El dictador que leía 'El viejo y el mar'
El informe de los inspectores de la Casa Blanca traza un perfil fascinante del hombre y del tirano Sadam Husein
El informe elaborado por el equipo de inspectores enviado por la Casa Blanca a Irak subraya que Sadam Husein quería pero no podía fabricar armas de destrucción masiva, y que la capacidad nuclear de ese país había decrecido desde la guerra del Golfo, en 1991. Las conclusiones de la investigación presentada ayer en Washington deja contra las cuerdas al presidente, George W. Bush, que justificó la intervención del año pasado por la negativa del ex presidente iraquí a destruir un arsenal que nunca tuvo, pero además dibuja un perfil fascinante del hombre y del dictador Sadam Husein.
Sabido era que el ex presidente iraquí vivía obsesionado por su seguridad, hasta el punto de que no dormía dos noches en el mismo lugar. El informe dirigido por Charles Duelfer añade que en los últimos 14 años sólo empleó el teléfono en dos ocasiones, por miedo a que Estados Unidos le localizase y tratase de exterminarle. Y aún así, Sadam amaba el cine y la literatura estadounidense, hasta el punto de que uno de sus libros favoritos era El viejo y el mar, de Ernest Hemingway. Además, ahora se ha sabido que durante años trató de recuperar el favor de Washington, e incluso propuso en numerosas ocasiones, a través de intermediarios, la posibilidad de abrir un cauce de diálogo con la Casa Blanca.
Duelfer dibuja el perfil de un hombre con grandes aspiraciones y una forma de gobernar autocrática, e incluso detalla sus gustos y actitudes personales, según informa el diario estadounidense The Washington Post. La mayoría de la información al respecto proviene de las entrevistas que un miembro de su equipo mantuvo con Husein y con sus colaboradores en la cárcel en la que están presos a la espera de juicio.
Husein "está preocupado por el lugar que ocupará en la historia, por cómo la historia le juzgará", y sólo coopera con sus interrogadores cuando está en juego "la forma de su legado". Husein se ve a sí mismo como "el último de una saga de grandes líderes iraquíes, a la altura de Hammurabi, Nabucodonosor o Saladino". De hecho, cuando reconstruyó la ciudad de Babilonia, hizo inscribir en un los bloques de piedra la leyenda: "Construido en la era de Sadam Husein".
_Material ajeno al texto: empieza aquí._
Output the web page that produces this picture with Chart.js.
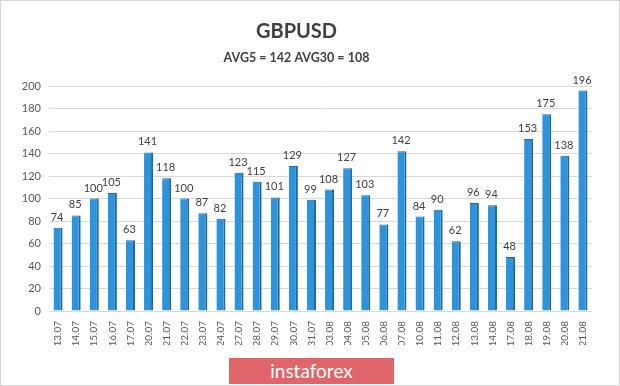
<!DOCTYPE html>
<html>
<head>
<meta charset="utf-8">
<script src="https://cdn.jsdelivr.net/npm/chart.js@4/dist/chart.umd.min.js"></script>
<style>
  html, body { margin: 0; padding: 0; background: #fff; }
  #wrap { position: relative; width: 620px; height: 386px; box-sizing: border-box; border: 1px solid #d6d6d6; }
  #chart { position: absolute; left: 0; top: 0; }
  #badge {
    position: absolute; left: 228px; top: 357px; width: 165px; height: 26px;
    background: #e0656a; color: #fff; font: 19px Lato, sans-serif;
    text-align: center; line-height: 25px;
  }
</style>
</head>
<body>
<div id="wrap">
  <canvas id="chart" width="618" height="384"></canvas>
  <div id="badge">instaforex</div>
</div>
<script>
const dates = ['13.07', '14.07', '15.07', '16.07', '17.07', '20.07', '21.07', '22.07', '23.07', '24.07',
  '27.07', '28.07', '29.07', '30.07', '31.07', '03.08', '04.08', '05.08', '06.08', '07.08',
  '10.08', '11.08', '12.08', '13.08', '14.08', '17.08', '18.08', '19.08', '20.08', '21.08'];
const ranges = [74, 85, 100, 105, 63, 141, 118, 100, 87, 82,
  123, 115, 101, 129, 99, 108, 127, 103, 77, 142,
  84, 90, 62, 96, 94, 48, 153, 175, 138, 196];
const titleText = 'GBPUSD';
const subtitleText = 'AVG5 = 142 AVG30 = 108';

// value labels above each bar
const valueLabels = {
  id: 'valueLabels',
  afterDatasetsDraw(chart) {
    const ctx = chart.ctx;
    const meta = chart.getDatasetMeta(0);
    ctx.save();
    ctx.font = '11px Lato, sans-serif';
    ctx.fillStyle = '#404040';
    ctx.textAlign = 'center';
    ctx.textBaseline = 'bottom';
    meta.data.forEach((bar, i) => {
      ctx.fillText(ranges[i], bar.x - 1, bar.y - 5);
    });
    ctx.restore();
  }
};

const ctx = document.getElementById('chart').getContext('2d');
new Chart(ctx, {
  type: 'bar',
  data: {
    labels: dates,
    datasets: [{
      data: ranges,
      backgroundColor: '#2f93da',
      borderColor: '#1c68a6',
      borderWidth: { left: 0, right: 2, top: 1, bottom: 0 },
      borderSkipped: 'bottom',
      barPercentage: 0.5,
      categoryPercentage: 1
    }]
  },
  options: {
    responsive: false,
    animation: false,
    layout: { padding: { left: 0, right: 27, top: 0, bottom: 40 } },
    plugins: {
      legend: { display: false },
      tooltip: { enabled: false },
      title: {
        display: true,
        text: titleText,
        color: '#404040',
        font: { family: 'Lato, sans-serif', size: 20, weight: 'bold' },
        padding: { top: 19, bottom: 6 }
      },
      subtitle: {
        display: true,
        text: subtitleText,
        color: '#404040',
        font: { family: 'Lato, sans-serif', size: 12.5, weight: 'bold' },
        padding: { top: 0, bottom: 21 }
      }
    },
    scales: {
      x: {
        grid: { display: false },
        border: { display: false },
        ticks: {
          color: '#595959',
          font: { family: 'Lato, sans-serif', size: 10 },
          maxRotation: 90,
          minRotation: 90,
          autoSkip: false,
          padding: 2
        },
        afterFit(scale) { scale.height = 34; }
      },
      y: {
        min: 0,
        max: 200,
        ticks: {
          stepSize: 20,
          color: '#595959',
          font: { family: 'Lato, sans-serif', size: 11 },
          padding: 8
        },
        grid: { color: '#d9d9d9', drawTicks: false },
        border: { display: false },
        afterFit(scale) { scale.width = 48; }
      }
    }
  },
  plugins: [valueLabels]
});
</script>
</body>
</html>
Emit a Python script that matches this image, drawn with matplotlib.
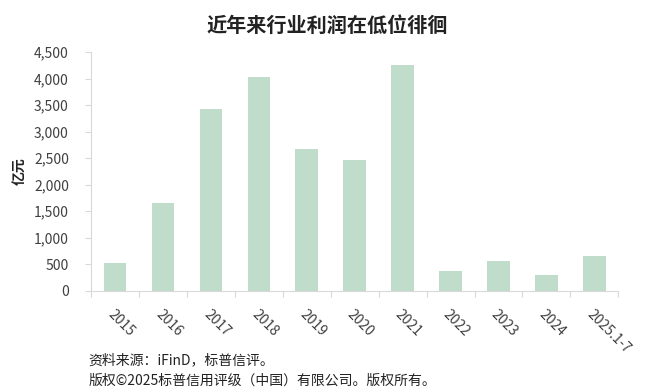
import numpy as np
import matplotlib.pyplot as plt
from matplotlib.ticker import FuncFormatter, FixedLocator

plt.rcParams['font.family'] = ['Noto Sans CJK SC', 'DejaVu Sans']

years = ['2015', '2016', '2017', '2018', '2019', '2020', '2021',
         '2022', '2023', '2024', '2025.1-7']
profit = [530, 1660, 3420, 4040, 2680, 2470, 4250, 375, 570, 305, 650]

fig = plt.figure(figsize=(6.55, 3.92), dpi=100)
ax = fig.add_axes([0.139, 0.258, 0.805, 0.609])

x = np.arange(len(years))
ax.bar(x, profit, width=0.47, color='#c0dccb')

ax.set_xlim(-0.5, len(years) - 0.5)
ax.set_ylim(0, 4500)
ax.set_yticks(np.arange(0, 4501, 500))
ax.yaxis.set_major_formatter(FuncFormatter(lambda v, p: f'{int(v):,}'))

# ticks at category boundaries, labels at centres
ax.xaxis.set_major_locator(FixedLocator(np.arange(-0.5, len(years), 1)))
ax.xaxis.set_minor_locator(FixedLocator(x))
ax.set_xticklabels([])
ax.set_xticklabels(years, minor=True, rotation=-45, ha='left',
                   rotation_mode='anchor', fontsize=10, color='#404040')
ax.tick_params(axis='x', which='minor', length=0, pad=12)
ax.tick_params(axis='x', which='major', length=4, color='#d9d9d9')
ax.tick_params(axis='y', length=4, color='#d9d9d9', labelsize=10,
               labelcolor='#404040', pad=12)

for s in ['top', 'right']:
    ax.spines[s].set_visible(False)
for s in ['left', 'bottom']:
    ax.spines[s].set_color('#d9d9d9')

ax.set_ylabel('亿元', fontsize=10, fontweight='bold', color='#222222',
              labelpad=5)

fig.text(0.5, 0.934, '近年来行业利润在低位徘徊', ha='center', va='center',
         fontsize=14.5, fontweight='semibold', color='#222222')
fig.text(0.135, 0.08, '资料来源：iFinD，标普信评。', ha='left', va='center',
         fontsize=10, color='#222222')
fig.text(0.135, 0.028, '版权©2025标普信用评级（中国）有限公司。版权所有。',
         ha='left', va='center', fontsize=10, color='#222222')

fig.savefig('out.png', dpi=100)
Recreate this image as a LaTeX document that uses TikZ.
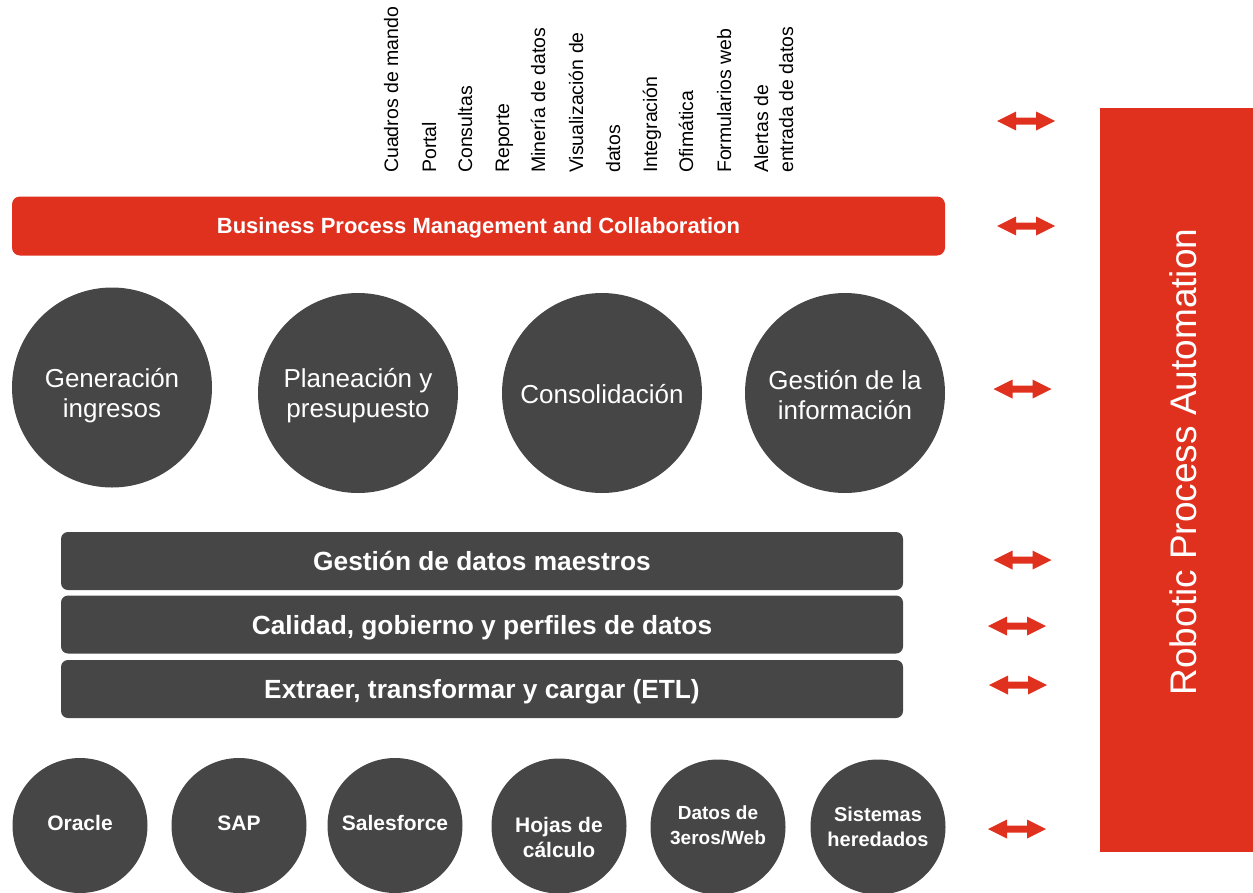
\documentclass[tikz,border=0pt]{standalone}
\usepackage{fontspec}
\setmainfont{Liberation Sans}
\definecolor{pwcred}{HTML}{E0301E}
\definecolor{slate}{HTML}{464646}

\tikzset{
  bigdisc/.style={circle, fill=slate, minimum size=200pt, inner sep=0pt},
  bigtext/.style={text=white, align=center, inner sep=0pt, font=\fontsize{26}{30}\selectfont},
  smalldisc/.style={circle, fill=slate, minimum size=135pt, inner sep=0pt},
  smalltext/.style={text=white, align=center, inner sep=0pt, font=\bfseries\fontsize{21}{25}\selectfont},
  band/.style={rounded corners=7pt, fill=slate, text=white, minimum width=842pt,
    minimum height=58pt, inner sep=0pt, text depth=0pt, font=\bfseries\fontsize{26.3}{30}\selectfont},
  toplabel/.style={rotate=90, anchor=base west, inner sep=0pt, font=\fontsize{19.5}{24}\selectfont},
  dblarrow/.pic={
    \fill[pwcred] (-29,0) -- (-10,-9.5) -- (-10,-3.5) -- (10,-3.5) -- (10,-9.5) -- (29,0)
      -- (10,9.5) -- (10,3.5) -- (-10,3.5) -- (-10,9.5) -- cycle;
  }
}

\begin{document}
\begin{tikzpicture}[x=1pt, y=-1pt]
\useasboundingbox (0,0) rectangle (1253,892);
\clip (0,0) rectangle (1253,892);

% tool labels above the process bar
\node[toplabel] (l1) at (398,173) {Cuadros de mando};
\node[toplabel] (l2) at (436,173) {Portal};
\node[toplabel] (l3) at (472,173) {Consultas};
\node[toplabel] (l4) at (509,173) {Reporte};
\node[toplabel] (l5) at (545,173) {Minería de datos};
\node[toplabel] (l6a) at (583,173) {Visualización de};
\node[toplabel] (l6b) at (620,173) {datos};
\node[toplabel] (l7) at (657,173) {Integración};
\node[toplabel] (l8) at (693,173) {Ofimática};
\node[toplabel] (l9) at (731,173) {Formularios web};
\node[toplabel] (l10a) at (768,173) {Alertas de};
\node[toplabel] (l10b) at (793,173) {entrada de datos};

% business process bar
\node[rounded corners=8pt, fill=pwcred, text=white, minimum width=933pt, minimum height=59pt,
  inner sep=0pt, text depth=0pt, font=\bfseries\fontsize{22}{26}\selectfont] (bpm) at (478.5,226)
  {Business Process Management and Collaboration};

% core processes
\node[bigdisc] (gen) at (112,387.5) {};
\node[bigtext] (gentext) at (112,396) {Generación\\ingresos};
\node[bigdisc] (plan) at (358,393) {};
\node[bigtext] (plantext) at (358,396) {Planeación y\\presupuesto};
\node[bigdisc] (cons) at (602,393) {};
\node[bigtext] (constext) at (602,394) {Consolidación};
\node[bigdisc] (info) at (845,393) {};
\node[bigtext] (infotext) at (845,395) {Gestión de la\\información};

% data layers
\node[band] (mdm) at (482,561) {Gestión de datos maestros};
\node[band] (dq) at (482,624.5) {Calidad, gobierno y perfiles de datos};
\node[band] (etl) at (482,689) {Extraer, transformar y cargar (ETL)};

% data sources
\node[smalldisc] (ora) at (80,825.5) {};
\node[smalltext] (oratext) at (80,823) {Oracle};
\node[smalldisc] (sap) at (239,825.5) {};
\node[smalltext] (saptext) at (239,823) {SAP};
\node[smalldisc] (sf) at (395,825.5) {};
\node[smalltext] (sftext) at (395,823) {Salesforce};
\node[smalldisc] (hoj) at (559,826) {};
\node[smalltext] (hojtext) at (559,837) {Hojas de\\cálculo};
\node[smalldisc] (dat) at (718,827) {};
\node[smalltext, font=\bfseries\fontsize{19}{25}\selectfont] (dattext) at (718,825) {Datos de\\3eros/Web};
\node[smalldisc] (sis) at (878,827) {};
\node[smalltext, font=\bfseries\fontsize{20}{24.5}\selectfont] (sistext) at (878,827) {Sistemas\\heredados};

% automation column
\fill[pwcred] (1100,108) rectangle (1253,852);
\node[rotate=90, text=white, inner sep=0pt, font=\fontsize{37}{44}\selectfont] (rpa) at (1183,462)
  {Robotic Process Automation};

% links to the automation column
\pic (a1) at (1026,121) {dblarrow};
\pic (a2) at (1026,226) {dblarrow};
\pic (a3) at (1022.5,389) {dblarrow};
\pic (a4) at (1022.5,560) {dblarrow};
\pic (a5) at (1017,626) {dblarrow};
\pic (a6) at (1018,685) {dblarrow};
\pic (a7) at (1017,829) {dblarrow};
\end{tikzpicture}
\end{document}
Pero, a la par que cuidaba su figura legendaria, al ex presidente le gustaba controlar hasta los más pequeños detalles del régimen; de hecho, sus ayudantes le temían, pues usaba la violencia para hacer cumplir sus órdenes, que expresaba siempre verbalmente y con firmeza. No permitía que nadie acumulara poder o popularidad, era hermético y compartía sus opiniones con un grupo muy reducido de colaboradores.
Husein contemplaba la historia como "una larga y gloriosa batalla". No admitía haber perdido la guerra del Golfo, y sobre todo le preocupaba la situación del mundo árabe. Precisamente ahí es donde entra en juego el asunto de las armas de destrucción masiva. Según Duelfer, el ex presidente iraquí quería sobre todo contrarrestar el poder de Irán, su gran enemigo, y, de paso, equilibrar la capacidad militar de Israel y ganar influencia entre los países árabes.
Pero si no tenía armas de destrucción masiva, y sabía que Estados Unidos le iba a atacar usando esta coartada, ¿por qué no lo dijo? ¿Por qué no reconoció que no tenía ese arsenal? Duelfer describe a Sadam frente a una "disyuntiva complicada". Por una parte, debía reconocerlo para cumplir el imperativo de Naciones Unidas, pero pensaba que sólo las armas de destrucción masiva —o que sus presuntos enemigos creyeran que las tenía— podía proteger su régimen, como en su opinión ocurrió en 1991, cuando la coalición internacional no pasó de liberar Kuwait a derrocarlo por, según creía, miedo a que usara ese arsenal.